Even as electronics manufacturers confront the high levels of uncertainty in today’s market, now is a good time to recall that stock markets are not a proxy for the economy. Paul Samuelson humorously illustrated this truth by noting that ‘the stock market has predicted nine of the last five recessions’.
In the US, the economy remains strong in spite of uncertainty thanks to low unemployment, rising wages and government subsidies. Despite the impacts of the coronavirus, chip shortages and the trade deficit (which subtracts from GDP), other elements comprising GDP were quite strong. These factors suggest we won’t see recession in the US economy in the short term.
In fact, many leading indicators are still healthy (in some cases, well above their pre-pandemic levels) including: private sector employment; industrial production rates and capacity utilization; wholesale trade of durable and non-durable goods; and non-defense capital goods new orders.
Another positive is that the Institute for Supply Management’s Purchasing Managers Index (ISM PMI) has remained in growth territory. Although JP Morgan’s Global PMI declined recently after 22 months (due to lockdowns in China) it has remained positive as well.
For manufacturers looking to purchase electronic components, this positive economic news collides with the ongoing challenges in getting parts. Supply chain constraints, inflating cost inputs and environmental factors are still impacting semiconductors as well as interconnect, passive and electromechanical components.
Today, production capacity is tapped out and lead times are long and growing. Costs for raw materials and transportation are up significantly versus pre-pandemic levels. Through it all, however, global electronic component unit shipments continue to grow.
Semiconductors in particular are growing logarithmically, which is worth noting. According to the Semiconductor Industry Association (SIA), in 2021 semiconductor sales grew 26 per cent to $556 billion. In a recent CNBC report, SIA president and CEO, John Neuffer, said: “Demand for semiconductor production is projected to rise significantly in the years ahead, as chips become even more heavily embedded in the essential technologies of now and the future.”
What is true for semiconductors holds true for the entire electronic components industry. The demand we’re seeing encompasses all industry verticals and is being driven by a significant surge in demand that is above and beyond the Covid recovery.
This surge is driven by the fact that almost every product being produced today, in almost every industry, is becoming more digital and new technologies are prolific and combining in ways that are creating entirely new applications and markets.
This sustained surge in demand, coupled with growing weather-related shocks, has put tremendous pressure on electronics supply chains. Today’s supply chains were developed over the course of the last fifty years using analog thinking to optimize for cost rather than resiliency. They are keyed to labor rates, not disruption rates; they are built for linear, not exponential, rates of growth.

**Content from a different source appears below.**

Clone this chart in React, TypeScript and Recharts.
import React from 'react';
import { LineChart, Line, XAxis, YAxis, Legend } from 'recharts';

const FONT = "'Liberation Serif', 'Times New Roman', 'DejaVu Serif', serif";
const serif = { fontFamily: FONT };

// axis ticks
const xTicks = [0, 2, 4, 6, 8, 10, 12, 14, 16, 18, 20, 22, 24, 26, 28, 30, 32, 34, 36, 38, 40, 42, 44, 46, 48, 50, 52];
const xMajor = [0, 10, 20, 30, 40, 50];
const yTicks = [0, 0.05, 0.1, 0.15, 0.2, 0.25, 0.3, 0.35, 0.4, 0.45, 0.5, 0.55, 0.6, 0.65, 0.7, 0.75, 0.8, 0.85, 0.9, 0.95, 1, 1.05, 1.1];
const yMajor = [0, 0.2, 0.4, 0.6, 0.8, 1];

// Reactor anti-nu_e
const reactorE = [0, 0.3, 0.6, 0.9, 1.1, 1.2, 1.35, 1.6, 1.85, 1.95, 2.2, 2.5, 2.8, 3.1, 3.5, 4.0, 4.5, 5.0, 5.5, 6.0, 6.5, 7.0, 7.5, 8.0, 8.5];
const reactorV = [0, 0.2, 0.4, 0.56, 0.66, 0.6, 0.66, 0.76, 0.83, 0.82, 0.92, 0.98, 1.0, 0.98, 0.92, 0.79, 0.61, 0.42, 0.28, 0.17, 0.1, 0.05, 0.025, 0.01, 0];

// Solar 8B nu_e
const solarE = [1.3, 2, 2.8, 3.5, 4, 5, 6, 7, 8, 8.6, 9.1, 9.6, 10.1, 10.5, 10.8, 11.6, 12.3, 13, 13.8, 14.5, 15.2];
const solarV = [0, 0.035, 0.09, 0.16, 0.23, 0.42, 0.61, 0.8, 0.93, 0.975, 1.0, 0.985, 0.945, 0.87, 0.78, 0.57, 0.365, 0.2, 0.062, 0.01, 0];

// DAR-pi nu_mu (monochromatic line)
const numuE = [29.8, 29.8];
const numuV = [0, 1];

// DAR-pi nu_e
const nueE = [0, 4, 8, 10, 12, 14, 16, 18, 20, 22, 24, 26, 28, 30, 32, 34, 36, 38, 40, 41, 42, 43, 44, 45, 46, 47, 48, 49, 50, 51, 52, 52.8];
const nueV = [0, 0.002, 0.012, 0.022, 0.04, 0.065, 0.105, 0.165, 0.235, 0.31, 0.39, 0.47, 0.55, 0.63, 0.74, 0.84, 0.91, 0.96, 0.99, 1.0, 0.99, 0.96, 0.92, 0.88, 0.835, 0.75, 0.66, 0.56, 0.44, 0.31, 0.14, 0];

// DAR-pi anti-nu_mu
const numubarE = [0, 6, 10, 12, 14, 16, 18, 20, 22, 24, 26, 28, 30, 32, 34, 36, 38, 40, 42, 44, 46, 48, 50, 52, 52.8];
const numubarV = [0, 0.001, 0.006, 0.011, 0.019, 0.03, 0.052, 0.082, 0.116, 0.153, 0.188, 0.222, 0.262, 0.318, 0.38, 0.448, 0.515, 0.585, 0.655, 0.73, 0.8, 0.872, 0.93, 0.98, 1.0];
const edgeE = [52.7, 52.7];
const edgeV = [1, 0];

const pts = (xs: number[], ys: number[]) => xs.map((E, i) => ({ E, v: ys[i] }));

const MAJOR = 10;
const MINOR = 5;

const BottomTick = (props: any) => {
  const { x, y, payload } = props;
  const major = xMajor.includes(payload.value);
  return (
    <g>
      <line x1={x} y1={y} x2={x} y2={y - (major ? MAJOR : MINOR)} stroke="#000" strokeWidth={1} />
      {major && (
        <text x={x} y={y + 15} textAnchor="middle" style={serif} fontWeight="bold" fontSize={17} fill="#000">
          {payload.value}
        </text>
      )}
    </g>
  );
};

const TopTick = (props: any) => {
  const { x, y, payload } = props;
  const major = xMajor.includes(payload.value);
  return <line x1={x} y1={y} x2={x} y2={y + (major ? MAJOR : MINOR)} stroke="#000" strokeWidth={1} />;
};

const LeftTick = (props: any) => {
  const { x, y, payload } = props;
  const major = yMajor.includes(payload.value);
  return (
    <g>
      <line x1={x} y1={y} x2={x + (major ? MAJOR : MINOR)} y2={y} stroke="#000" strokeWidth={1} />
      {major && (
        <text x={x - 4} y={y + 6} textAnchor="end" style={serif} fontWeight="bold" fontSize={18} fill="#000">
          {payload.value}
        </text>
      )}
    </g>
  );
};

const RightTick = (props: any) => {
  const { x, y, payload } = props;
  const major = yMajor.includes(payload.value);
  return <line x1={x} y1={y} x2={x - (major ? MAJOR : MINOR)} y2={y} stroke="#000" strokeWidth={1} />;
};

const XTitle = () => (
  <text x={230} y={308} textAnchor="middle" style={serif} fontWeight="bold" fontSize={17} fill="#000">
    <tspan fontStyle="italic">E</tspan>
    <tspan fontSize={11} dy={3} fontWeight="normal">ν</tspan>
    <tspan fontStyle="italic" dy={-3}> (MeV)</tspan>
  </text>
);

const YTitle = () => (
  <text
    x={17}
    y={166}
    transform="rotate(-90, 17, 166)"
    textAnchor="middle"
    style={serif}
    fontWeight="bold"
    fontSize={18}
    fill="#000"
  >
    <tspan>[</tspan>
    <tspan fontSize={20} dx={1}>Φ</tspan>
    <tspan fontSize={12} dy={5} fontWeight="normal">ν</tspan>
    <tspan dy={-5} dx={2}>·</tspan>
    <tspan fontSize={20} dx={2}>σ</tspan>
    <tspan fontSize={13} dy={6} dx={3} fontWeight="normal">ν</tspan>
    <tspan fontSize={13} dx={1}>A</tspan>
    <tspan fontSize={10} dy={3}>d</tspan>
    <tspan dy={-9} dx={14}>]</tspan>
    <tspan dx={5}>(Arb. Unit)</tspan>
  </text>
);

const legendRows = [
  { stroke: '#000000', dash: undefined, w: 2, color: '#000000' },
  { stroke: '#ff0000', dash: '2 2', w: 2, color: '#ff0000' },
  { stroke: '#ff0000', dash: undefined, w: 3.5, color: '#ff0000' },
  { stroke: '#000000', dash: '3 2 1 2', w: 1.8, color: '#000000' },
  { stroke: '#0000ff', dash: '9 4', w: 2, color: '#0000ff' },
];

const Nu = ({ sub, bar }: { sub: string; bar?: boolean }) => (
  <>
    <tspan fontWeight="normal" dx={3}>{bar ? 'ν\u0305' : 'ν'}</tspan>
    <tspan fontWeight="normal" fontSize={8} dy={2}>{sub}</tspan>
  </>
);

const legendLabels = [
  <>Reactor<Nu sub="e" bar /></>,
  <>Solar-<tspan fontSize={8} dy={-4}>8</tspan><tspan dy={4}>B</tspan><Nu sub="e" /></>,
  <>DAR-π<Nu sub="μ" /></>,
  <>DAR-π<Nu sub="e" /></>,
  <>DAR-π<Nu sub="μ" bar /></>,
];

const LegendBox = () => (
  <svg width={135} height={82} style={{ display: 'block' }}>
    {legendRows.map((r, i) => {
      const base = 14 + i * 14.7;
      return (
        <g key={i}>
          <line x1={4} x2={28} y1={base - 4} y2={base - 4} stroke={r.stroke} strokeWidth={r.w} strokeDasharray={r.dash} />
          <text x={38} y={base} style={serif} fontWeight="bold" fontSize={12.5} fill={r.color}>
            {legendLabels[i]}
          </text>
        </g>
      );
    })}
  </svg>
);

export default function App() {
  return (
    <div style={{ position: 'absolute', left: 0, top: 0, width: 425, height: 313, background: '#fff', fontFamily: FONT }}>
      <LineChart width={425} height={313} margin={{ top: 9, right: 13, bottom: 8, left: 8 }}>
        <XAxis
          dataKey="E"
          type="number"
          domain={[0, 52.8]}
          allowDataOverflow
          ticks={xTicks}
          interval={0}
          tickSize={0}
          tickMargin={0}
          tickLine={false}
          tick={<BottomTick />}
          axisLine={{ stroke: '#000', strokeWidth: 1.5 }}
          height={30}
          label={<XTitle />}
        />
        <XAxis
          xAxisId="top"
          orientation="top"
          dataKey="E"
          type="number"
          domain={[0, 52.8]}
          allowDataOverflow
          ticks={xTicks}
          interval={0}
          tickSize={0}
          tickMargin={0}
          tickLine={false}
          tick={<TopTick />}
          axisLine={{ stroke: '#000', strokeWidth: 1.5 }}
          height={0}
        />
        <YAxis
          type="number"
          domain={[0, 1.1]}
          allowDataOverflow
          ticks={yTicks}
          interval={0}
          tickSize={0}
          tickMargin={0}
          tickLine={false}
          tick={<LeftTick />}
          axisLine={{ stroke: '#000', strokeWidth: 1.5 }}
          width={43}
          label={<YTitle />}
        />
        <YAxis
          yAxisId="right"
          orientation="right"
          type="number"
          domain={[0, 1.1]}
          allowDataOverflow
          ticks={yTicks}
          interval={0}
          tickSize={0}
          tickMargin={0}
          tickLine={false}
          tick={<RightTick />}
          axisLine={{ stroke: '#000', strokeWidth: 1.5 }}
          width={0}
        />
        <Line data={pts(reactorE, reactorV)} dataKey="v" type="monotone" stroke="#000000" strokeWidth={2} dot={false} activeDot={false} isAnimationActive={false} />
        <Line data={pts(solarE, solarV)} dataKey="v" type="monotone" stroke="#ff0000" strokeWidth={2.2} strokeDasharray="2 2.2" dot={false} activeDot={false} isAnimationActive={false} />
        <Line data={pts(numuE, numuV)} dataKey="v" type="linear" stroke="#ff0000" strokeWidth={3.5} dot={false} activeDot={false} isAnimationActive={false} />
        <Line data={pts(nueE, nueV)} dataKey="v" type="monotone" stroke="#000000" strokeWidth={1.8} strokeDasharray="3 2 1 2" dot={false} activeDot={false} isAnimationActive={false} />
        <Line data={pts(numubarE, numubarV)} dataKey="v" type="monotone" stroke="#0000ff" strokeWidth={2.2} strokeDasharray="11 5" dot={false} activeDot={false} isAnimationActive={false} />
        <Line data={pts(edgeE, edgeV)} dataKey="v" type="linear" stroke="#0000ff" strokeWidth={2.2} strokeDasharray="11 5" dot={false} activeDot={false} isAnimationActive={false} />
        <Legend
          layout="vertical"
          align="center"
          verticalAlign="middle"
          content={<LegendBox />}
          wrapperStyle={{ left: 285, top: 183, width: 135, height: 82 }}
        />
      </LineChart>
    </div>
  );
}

Despite what you might have learned from Aesop’s fable of the tortoise and the hare, in today’s market ‘slow and steady’ not only fails to win you the race—going forward, it will get you disqualified at the starting line.
As the present market has shown, incremental change will not future-proof the supply chain. As the US economy demonstrates its resiliency, demand for electronic components is unlikely to abate. As prices moderate and incremental production capacity comes online, pent-up demand for components will consume those parts.
Now is a critical time for electronics manufacturers to develop strong partnerships. Distribution can help businesses roll with those changes and adapt to the needs of a digitalized, agile supply chain.